# Start of RECORDS TO USE

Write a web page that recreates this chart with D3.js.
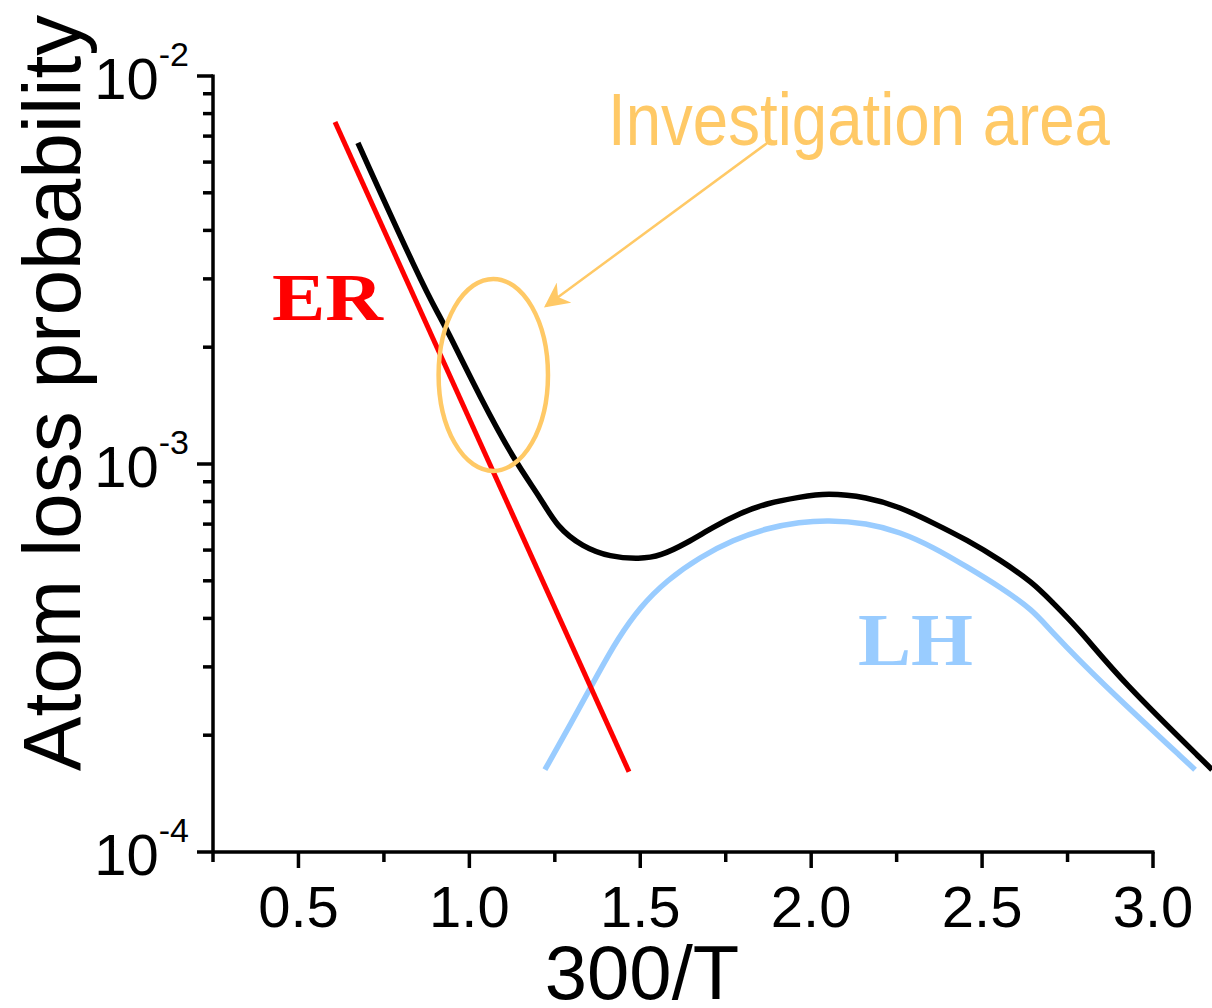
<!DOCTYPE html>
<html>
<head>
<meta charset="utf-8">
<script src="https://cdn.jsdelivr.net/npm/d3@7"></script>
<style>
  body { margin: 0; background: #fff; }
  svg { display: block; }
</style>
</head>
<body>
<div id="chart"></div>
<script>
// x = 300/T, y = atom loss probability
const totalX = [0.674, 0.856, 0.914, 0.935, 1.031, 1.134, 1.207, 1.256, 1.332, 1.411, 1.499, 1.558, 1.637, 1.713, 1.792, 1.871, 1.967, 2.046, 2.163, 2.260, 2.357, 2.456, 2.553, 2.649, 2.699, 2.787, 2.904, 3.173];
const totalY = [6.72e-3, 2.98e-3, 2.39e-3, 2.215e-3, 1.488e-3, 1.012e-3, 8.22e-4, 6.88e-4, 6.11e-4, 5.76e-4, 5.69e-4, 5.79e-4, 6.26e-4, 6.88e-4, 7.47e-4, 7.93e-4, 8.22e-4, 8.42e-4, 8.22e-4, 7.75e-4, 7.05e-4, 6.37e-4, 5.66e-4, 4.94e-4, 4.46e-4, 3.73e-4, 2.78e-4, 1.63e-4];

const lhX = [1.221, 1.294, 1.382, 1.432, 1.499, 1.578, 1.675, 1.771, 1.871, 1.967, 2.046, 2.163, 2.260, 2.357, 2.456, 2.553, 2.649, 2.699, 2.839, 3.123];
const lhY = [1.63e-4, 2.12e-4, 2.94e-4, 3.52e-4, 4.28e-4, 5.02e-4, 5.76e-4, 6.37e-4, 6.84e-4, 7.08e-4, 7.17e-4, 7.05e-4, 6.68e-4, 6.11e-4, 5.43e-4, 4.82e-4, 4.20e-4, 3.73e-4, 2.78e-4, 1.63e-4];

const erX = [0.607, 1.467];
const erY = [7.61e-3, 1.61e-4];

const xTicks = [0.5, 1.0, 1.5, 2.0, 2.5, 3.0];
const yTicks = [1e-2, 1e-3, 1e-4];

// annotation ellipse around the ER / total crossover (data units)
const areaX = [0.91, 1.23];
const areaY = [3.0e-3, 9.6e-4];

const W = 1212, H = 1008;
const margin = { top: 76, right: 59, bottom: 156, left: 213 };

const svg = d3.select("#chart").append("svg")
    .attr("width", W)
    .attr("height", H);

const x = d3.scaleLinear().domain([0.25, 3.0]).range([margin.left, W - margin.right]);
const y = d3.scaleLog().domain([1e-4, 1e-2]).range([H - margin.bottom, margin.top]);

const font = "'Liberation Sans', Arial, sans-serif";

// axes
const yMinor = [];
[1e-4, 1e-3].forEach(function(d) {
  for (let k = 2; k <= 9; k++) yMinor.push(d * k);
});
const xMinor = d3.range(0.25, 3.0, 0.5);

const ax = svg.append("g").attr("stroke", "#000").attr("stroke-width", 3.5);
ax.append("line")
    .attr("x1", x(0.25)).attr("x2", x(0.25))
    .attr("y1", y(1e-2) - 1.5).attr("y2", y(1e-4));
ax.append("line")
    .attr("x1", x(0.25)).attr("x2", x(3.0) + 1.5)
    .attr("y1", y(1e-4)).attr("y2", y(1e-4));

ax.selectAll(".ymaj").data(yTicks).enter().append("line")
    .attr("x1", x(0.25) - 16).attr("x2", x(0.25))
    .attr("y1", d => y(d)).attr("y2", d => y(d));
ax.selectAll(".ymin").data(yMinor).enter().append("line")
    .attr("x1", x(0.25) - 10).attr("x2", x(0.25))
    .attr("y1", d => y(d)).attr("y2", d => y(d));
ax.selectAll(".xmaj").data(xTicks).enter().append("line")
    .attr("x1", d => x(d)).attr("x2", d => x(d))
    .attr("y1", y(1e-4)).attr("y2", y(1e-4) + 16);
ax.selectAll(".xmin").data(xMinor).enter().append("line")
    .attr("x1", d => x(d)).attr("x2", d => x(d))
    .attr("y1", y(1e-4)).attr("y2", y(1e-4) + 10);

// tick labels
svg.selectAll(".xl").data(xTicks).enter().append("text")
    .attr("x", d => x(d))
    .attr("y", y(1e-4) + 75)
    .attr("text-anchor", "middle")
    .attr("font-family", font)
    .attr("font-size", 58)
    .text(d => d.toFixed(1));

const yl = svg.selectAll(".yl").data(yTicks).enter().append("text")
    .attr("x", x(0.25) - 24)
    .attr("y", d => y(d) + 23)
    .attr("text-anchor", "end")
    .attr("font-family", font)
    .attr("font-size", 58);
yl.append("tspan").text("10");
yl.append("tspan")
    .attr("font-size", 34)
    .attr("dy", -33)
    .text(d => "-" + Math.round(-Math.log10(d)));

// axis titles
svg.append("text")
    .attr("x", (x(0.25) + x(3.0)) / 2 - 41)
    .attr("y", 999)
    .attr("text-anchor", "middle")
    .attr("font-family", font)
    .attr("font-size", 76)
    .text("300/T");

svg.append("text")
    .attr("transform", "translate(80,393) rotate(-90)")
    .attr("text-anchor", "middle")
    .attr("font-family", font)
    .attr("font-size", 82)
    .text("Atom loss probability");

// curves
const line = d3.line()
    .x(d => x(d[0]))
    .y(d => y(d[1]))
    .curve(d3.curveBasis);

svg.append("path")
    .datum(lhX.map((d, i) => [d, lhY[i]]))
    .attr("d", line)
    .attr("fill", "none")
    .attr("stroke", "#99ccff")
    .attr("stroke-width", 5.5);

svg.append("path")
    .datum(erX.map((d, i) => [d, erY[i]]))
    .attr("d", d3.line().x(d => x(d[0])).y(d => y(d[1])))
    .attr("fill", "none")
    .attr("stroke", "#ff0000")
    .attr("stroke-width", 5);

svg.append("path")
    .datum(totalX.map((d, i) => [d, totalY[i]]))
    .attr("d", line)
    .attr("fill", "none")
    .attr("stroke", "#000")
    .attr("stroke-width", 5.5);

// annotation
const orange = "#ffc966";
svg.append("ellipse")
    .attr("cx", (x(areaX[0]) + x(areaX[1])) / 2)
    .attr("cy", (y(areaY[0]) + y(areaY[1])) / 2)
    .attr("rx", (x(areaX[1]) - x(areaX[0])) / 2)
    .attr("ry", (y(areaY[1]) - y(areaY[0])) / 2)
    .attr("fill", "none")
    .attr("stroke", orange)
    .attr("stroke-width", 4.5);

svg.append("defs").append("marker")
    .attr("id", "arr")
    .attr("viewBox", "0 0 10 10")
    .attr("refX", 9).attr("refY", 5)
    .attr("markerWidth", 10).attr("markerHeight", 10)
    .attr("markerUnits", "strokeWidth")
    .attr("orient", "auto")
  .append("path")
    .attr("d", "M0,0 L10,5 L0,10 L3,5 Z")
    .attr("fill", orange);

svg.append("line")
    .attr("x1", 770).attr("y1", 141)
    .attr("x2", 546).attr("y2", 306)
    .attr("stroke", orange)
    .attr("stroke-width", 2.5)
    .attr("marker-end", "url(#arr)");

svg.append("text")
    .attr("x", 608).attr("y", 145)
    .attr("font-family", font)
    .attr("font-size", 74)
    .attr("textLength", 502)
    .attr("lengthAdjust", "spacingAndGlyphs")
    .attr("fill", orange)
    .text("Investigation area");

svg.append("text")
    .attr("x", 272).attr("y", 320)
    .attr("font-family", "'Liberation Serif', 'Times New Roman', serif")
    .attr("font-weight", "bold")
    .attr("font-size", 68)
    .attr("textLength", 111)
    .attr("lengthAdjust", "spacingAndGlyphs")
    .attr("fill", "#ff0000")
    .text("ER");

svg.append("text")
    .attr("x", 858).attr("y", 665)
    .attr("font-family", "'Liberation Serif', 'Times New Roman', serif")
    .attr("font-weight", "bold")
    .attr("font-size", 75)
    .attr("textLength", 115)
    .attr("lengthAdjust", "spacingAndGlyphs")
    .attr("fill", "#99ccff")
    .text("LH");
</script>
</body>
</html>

# End of RECORDS TO USE
# Start of RECORDS TO USE

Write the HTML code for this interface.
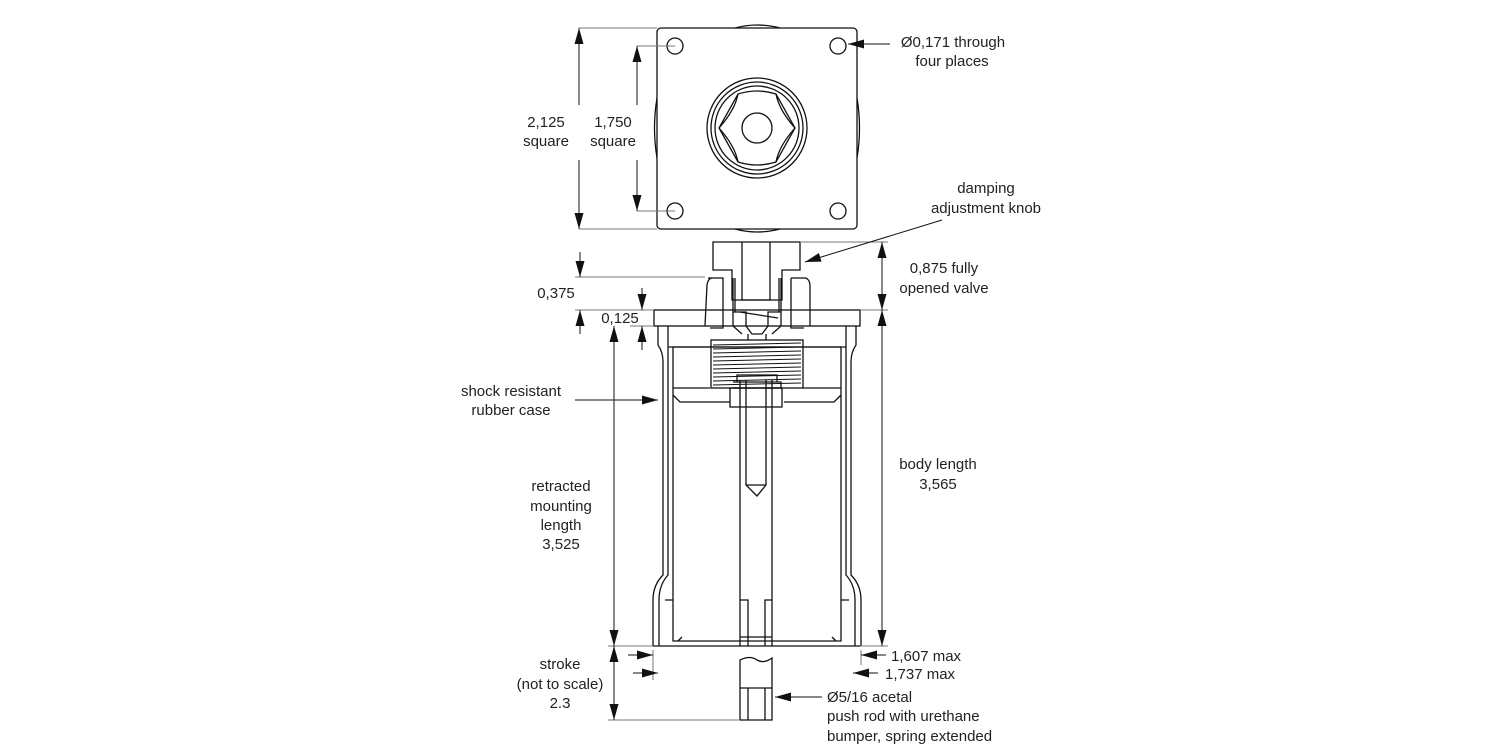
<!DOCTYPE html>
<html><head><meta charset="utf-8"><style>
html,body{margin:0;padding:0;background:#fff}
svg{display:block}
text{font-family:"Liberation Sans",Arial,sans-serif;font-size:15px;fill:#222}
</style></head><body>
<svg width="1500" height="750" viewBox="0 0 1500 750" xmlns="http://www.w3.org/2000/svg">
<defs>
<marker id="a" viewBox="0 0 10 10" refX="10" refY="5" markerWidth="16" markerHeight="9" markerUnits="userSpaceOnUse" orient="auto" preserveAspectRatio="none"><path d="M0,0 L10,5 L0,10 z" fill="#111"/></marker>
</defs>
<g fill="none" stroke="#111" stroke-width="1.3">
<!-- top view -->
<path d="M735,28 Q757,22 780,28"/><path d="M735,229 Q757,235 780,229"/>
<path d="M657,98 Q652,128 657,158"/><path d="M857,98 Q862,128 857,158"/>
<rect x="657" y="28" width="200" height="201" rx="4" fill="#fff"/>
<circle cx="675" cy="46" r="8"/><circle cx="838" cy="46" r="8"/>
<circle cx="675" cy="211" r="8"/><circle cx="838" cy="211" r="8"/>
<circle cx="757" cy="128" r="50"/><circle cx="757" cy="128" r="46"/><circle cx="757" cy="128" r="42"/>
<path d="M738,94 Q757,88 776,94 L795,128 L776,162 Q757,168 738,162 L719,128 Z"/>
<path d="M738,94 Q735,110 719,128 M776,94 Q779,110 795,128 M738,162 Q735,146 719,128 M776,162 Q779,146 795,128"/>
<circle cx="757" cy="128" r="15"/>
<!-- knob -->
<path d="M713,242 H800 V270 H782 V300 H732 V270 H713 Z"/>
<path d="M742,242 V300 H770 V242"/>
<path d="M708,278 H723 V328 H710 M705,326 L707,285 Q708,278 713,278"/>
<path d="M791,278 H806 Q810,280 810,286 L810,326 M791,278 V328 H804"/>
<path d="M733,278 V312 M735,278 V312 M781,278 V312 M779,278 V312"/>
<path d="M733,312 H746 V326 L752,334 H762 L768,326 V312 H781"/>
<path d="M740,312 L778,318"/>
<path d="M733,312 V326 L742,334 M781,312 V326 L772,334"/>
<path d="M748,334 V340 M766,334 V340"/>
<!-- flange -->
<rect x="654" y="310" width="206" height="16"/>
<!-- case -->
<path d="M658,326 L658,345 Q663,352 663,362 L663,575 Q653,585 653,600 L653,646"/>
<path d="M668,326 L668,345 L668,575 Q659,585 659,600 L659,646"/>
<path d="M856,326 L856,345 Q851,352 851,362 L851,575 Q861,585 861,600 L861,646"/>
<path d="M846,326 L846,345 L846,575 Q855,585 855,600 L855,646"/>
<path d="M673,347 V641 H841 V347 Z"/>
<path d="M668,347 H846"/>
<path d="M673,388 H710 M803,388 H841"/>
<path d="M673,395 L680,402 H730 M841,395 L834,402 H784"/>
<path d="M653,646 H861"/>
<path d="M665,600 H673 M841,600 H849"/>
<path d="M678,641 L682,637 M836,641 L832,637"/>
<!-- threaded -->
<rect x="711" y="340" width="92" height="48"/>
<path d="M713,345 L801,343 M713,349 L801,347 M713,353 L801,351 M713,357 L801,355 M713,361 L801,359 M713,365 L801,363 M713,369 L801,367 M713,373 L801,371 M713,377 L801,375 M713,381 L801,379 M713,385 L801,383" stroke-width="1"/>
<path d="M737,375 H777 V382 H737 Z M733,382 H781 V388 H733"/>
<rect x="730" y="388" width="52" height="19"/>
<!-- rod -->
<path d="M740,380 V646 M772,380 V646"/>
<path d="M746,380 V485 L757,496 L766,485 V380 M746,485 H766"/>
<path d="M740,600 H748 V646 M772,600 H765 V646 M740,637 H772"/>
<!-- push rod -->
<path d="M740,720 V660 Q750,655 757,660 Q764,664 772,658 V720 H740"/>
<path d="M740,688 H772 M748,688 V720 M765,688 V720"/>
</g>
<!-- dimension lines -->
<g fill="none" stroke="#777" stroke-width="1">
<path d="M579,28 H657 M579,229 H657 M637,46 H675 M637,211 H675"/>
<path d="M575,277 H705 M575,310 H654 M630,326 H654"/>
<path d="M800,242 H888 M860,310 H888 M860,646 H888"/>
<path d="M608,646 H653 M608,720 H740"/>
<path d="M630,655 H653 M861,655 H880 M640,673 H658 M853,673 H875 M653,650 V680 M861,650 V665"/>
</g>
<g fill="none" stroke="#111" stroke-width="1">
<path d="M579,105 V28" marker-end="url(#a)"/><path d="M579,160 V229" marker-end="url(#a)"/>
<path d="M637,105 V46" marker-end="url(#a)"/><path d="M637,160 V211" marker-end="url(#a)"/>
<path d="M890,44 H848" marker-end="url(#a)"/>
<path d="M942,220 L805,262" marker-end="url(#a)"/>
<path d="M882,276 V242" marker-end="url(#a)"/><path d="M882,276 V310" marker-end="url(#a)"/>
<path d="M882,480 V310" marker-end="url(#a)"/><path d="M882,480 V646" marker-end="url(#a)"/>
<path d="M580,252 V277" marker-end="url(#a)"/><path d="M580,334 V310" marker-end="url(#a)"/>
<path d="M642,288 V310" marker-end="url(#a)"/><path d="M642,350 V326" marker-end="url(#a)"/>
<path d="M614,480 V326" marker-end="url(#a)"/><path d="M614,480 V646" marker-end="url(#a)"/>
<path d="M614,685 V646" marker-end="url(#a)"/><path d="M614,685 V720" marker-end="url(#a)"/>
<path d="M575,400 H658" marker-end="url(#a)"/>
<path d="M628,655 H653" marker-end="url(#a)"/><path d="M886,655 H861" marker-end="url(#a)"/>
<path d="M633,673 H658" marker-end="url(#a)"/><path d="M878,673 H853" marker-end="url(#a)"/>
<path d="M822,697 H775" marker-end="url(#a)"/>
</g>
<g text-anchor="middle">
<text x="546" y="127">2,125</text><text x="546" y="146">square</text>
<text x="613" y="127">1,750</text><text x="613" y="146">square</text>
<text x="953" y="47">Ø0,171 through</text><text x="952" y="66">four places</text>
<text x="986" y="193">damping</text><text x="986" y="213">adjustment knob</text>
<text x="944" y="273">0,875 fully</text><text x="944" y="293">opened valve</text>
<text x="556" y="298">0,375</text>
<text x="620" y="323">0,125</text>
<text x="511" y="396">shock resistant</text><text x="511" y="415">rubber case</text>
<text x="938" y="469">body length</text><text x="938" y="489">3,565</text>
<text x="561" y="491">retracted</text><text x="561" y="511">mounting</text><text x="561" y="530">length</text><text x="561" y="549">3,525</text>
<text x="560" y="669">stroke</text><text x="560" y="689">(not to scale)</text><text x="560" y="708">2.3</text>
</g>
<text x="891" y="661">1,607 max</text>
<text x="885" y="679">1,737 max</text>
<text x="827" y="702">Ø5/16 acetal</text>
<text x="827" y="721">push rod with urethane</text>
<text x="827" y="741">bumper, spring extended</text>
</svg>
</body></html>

# End of RECORDS TO USE

#### WHAT IS NEEDED
Repeat, word for word, the lines of the material above from the one holding "Write a web" through the one holding "4.46e-4, 3.73e-4, 2.78e-4, 1.63e-4];". Leave out pictures.

#### EXERCISE SOLUTION
Write a web page that recreates this chart with D3.js.
<!DOCTYPE html>
<html>
<head>
<meta charset="utf-8">
<script src="https://cdn.jsdelivr.net/npm/d3@7"></script>
<style>
  body { margin: 0; background: #fff; }
  svg { display: block; }
</style>
</head>
<body>
<div id="chart"></div>
<script>
// x = 300/T, y = atom loss probability
const totalX = [0.674, 0.856, 0.914, 0.935, 1.031, 1.134, 1.207, 1.256, 1.332, 1.411, 1.499, 1.558, 1.637, 1.713, 1.792, 1.871, 1.967, 2.046, 2.163, 2.260, 2.357, 2.456, 2.553, 2.649, 2.699, 2.787, 2.904, 3.173];
const totalY = [6.72e-3, 2.98e-3, 2.39e-3, 2.215e-3, 1.488e-3, 1.012e-3, 8.22e-4, 6.88e-4, 6.11e-4, 5.76e-4, 5.69e-4, 5.79e-4, 6.26e-4, 6.88e-4, 7.47e-4, 7.93e-4, 8.22e-4, 8.42e-4, 8.22e-4, 7.75e-4, 7.05e-4, 6.37e-4, 5.66e-4, 4.94e-4, 4.46e-4, 3.73e-4, 2.78e-4, 1.63e-4];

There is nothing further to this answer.